A Simple Audio Amplifier
for your radio projects
Nov. 23, 2004 by Rick Andersen
The schematics here in my radio projects page all show a diagram of a Radio Shack amplified speaker, used to boost the weak output of the receivers up to speaker-level. But maybe you don't want to use that particular amplifier, or maybe there isn't a Radio Shack near you, or maybe they'll discontinue that model (like they've discontinued so much over the years, turning a hobbyist builder's paradise into another freaking cell-phone store! -- editorial). And maybe you don't want to copy everybody else who have been promoting audio amps based on the LM386 IC, which also could be discontinued at any time, the way things are changing.
Maybe you just want to roll your own audio amp from the most common, generic, all-purpose, "popcorn" transistors ever known to electronics hobbyists: the venerable 2N3904 (NPN) and his wife, the 2N3906 (PNP) small signal silicon transistor.
Here's the schematic for a transistor amplifier I use in my "universal" regenerative receiver built for the AM broadcast band:
Looks complicated? No, it's not. Notice that the first two transistor stages, starting at left (Q1 and Q2), are identical. They're preamps, and you can knock one of them off if you want. I wanted a lot of audio voltage gain; you may find two preamp stages to be somewhat of an overkill.
Please note the 1000 uF electrolytic capacitor and the 100 ohm resistor in the 9v Vcc line:
They form a "decoupling network" which counteracts the tendency for multistage amplifiers to oscillate ("motorboat", "putt-putt", or "squeal"), a very common problem.
Also note the .01 uF ceramic or mylar caps across each 4.7k collector resistor: these act as simple low-pass filters, cutting the highs and mellowing the sound a bit, for more comfortable listening. Their value of .01 uF is approximate, and may be varied to taste.
The 4.7k collector load resistors, likewise, can vary from around 2.2k up to 10k or so.
Ditto for the base bias resistors (390k); they can range from about 220k to 1 MegOhm with little variation in performance.
I used rather small coupling caps between stages - non-polarized .47 uF's rather than the more usual 10 uF electrolytics, because we're driving a mere 3" speaker and don't expect (in fact, don't want) any bass notes passing through the amp.
The class AB power amp section is made up of the 2N3904/2N3906 (Q4/Q5) output pair, along with the 2N3904 (Q3) driver that precedes them. This section humps a little current to drive the 8 ohm speaker, but doesn't have much voltage gain; that's why you need at least ONE of the two preamps left in-circuit. But feel free to lop the first preamp stage off if you find that it's overkill.
If you build this circuit right into one of the other receivers described in these pages, you can feed DC power to those receivers via the path shown in the upper left of the schematic, off the top of the 1000 uF decoupling cap. The 9 volt battery, interrupted by the power switch, then supplies the audio amp directly, and the receiver front end indirectly, through the decoupling network. As mentioned before, this helps prevent unwanted oscillation.
What's the power output available from this little amplifier?
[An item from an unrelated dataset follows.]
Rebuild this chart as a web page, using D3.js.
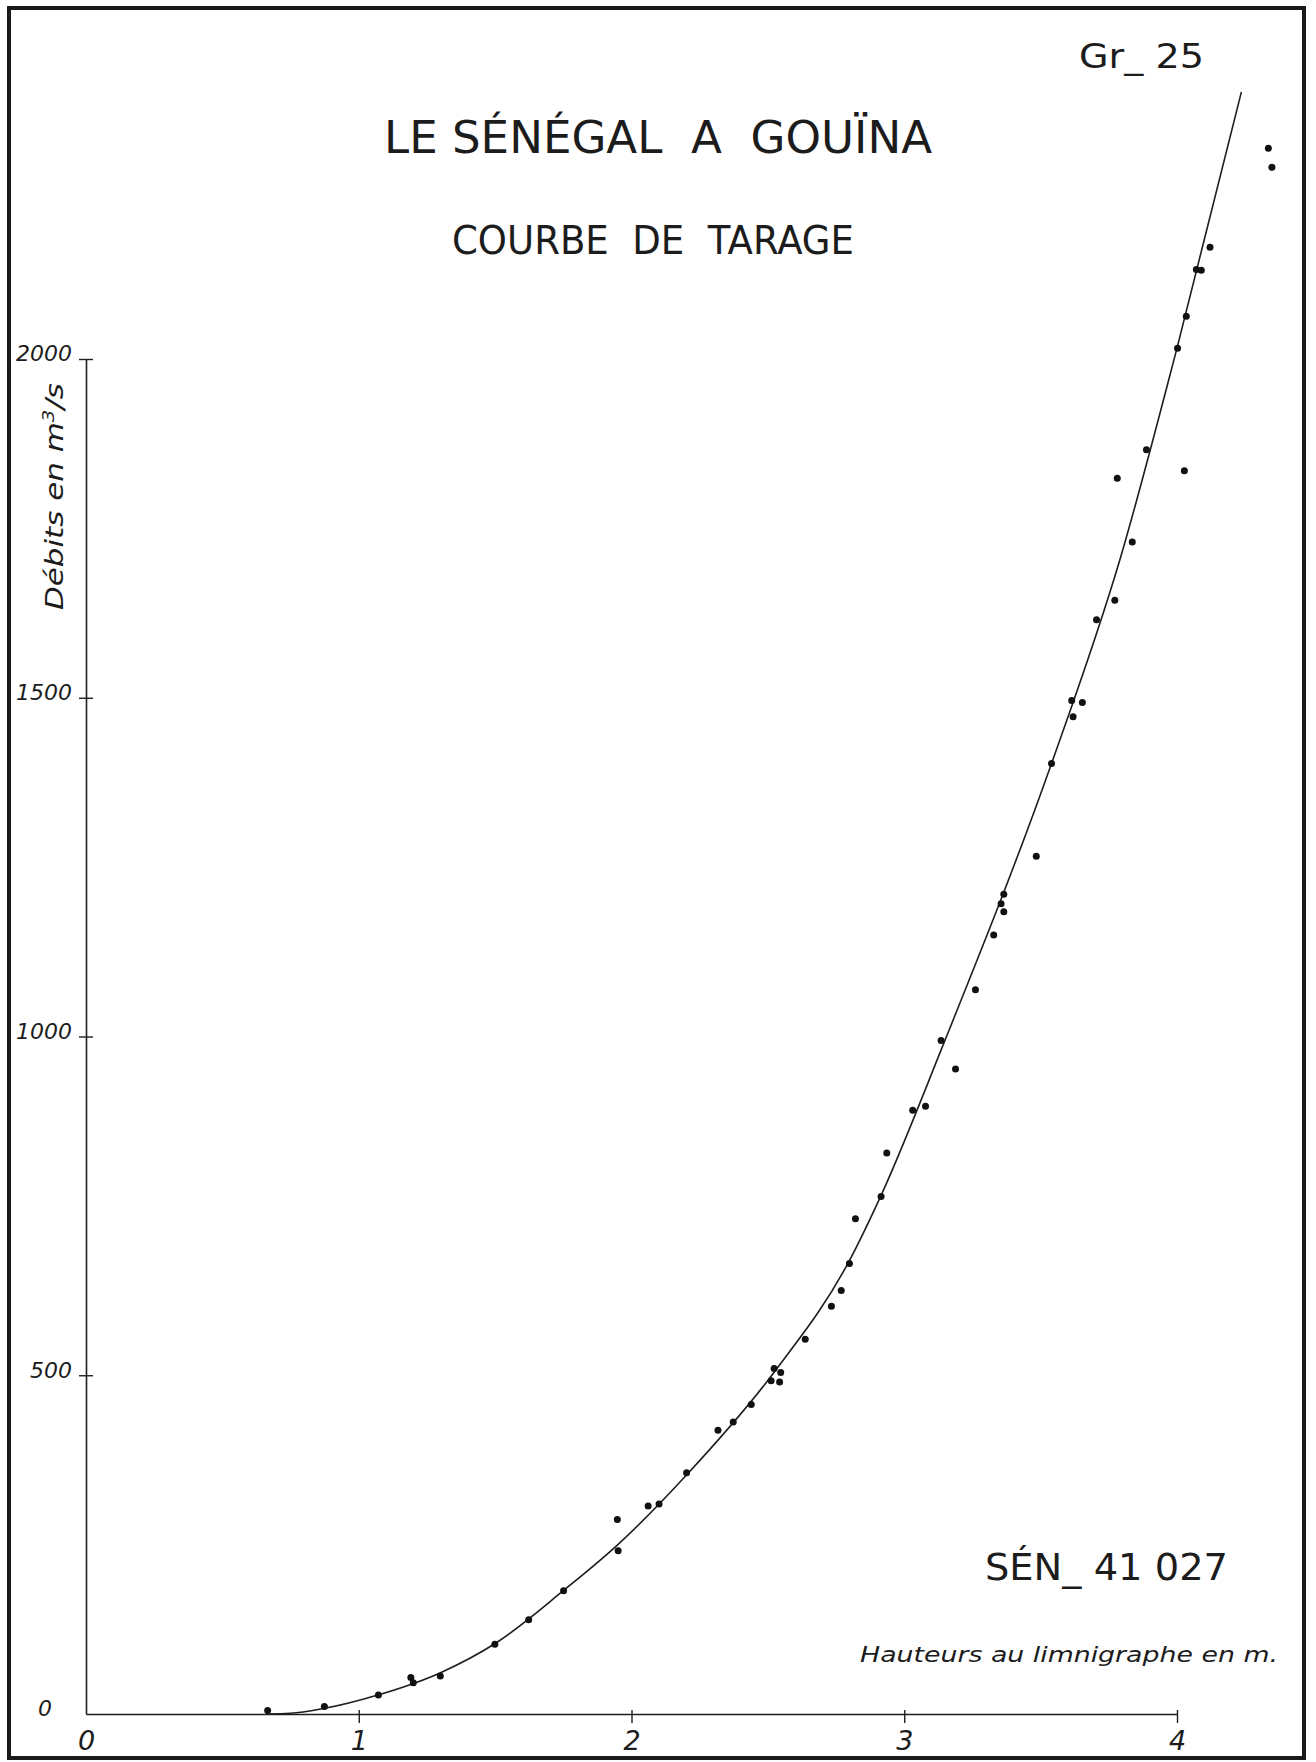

Who knows? These are not power transistors. Max power is probably under 100 milliwatts. What's important is to be able to get volume at least as loud as a cheap transistor radio. And, by the way, if you "breadboard" your circuits and connect a 2" or 3" speaker, bare and open, just sitting by itself on the breadboard, you're going to conclude that there's not enough volume, and think you need watts instead of milliwatts.... listen to me; I've had years of experience with this: Mount your little speaker in a cardboard or wooden box, or even a decent plastic one (or even in a styrofoam coffee cup!), and you'll immediately hear a tremendous difference in both volume and sound quality-- it never fails to surprise first-time builders when they experience this for themselves. Acoustic resonance via a speaker box really does boost the sound and takes some of the "tinniness" away, letting you get away with using cheap transistors for the output stage.
CAUTION! Having been a lab instructor at an electronics technical school, I know that invariably somebody will either get their output transistors swapped, or connect them the wrong way. [In fact, a friend in the UK who has been corresponding with me, pointed out that I myself had had a brain fart; in the first upload of my schematic, I HAD Q4 AND Q5 SWAPPED! Nothing like a good dose of humility administered by someone when you least expect it. Thanks, Cyril!] Pay close attention to the schematic, where I've labeled the pinout (E-B-C) for both the schematic itself, and the pictorial diagram of the transistor(s).
If either output transistor gets hot when you first power up the circuit (and they can, even with a dinky 9v battery!), turn the power off and find out where you messed up your wiring. If you overheated them too long, you may need to replace them.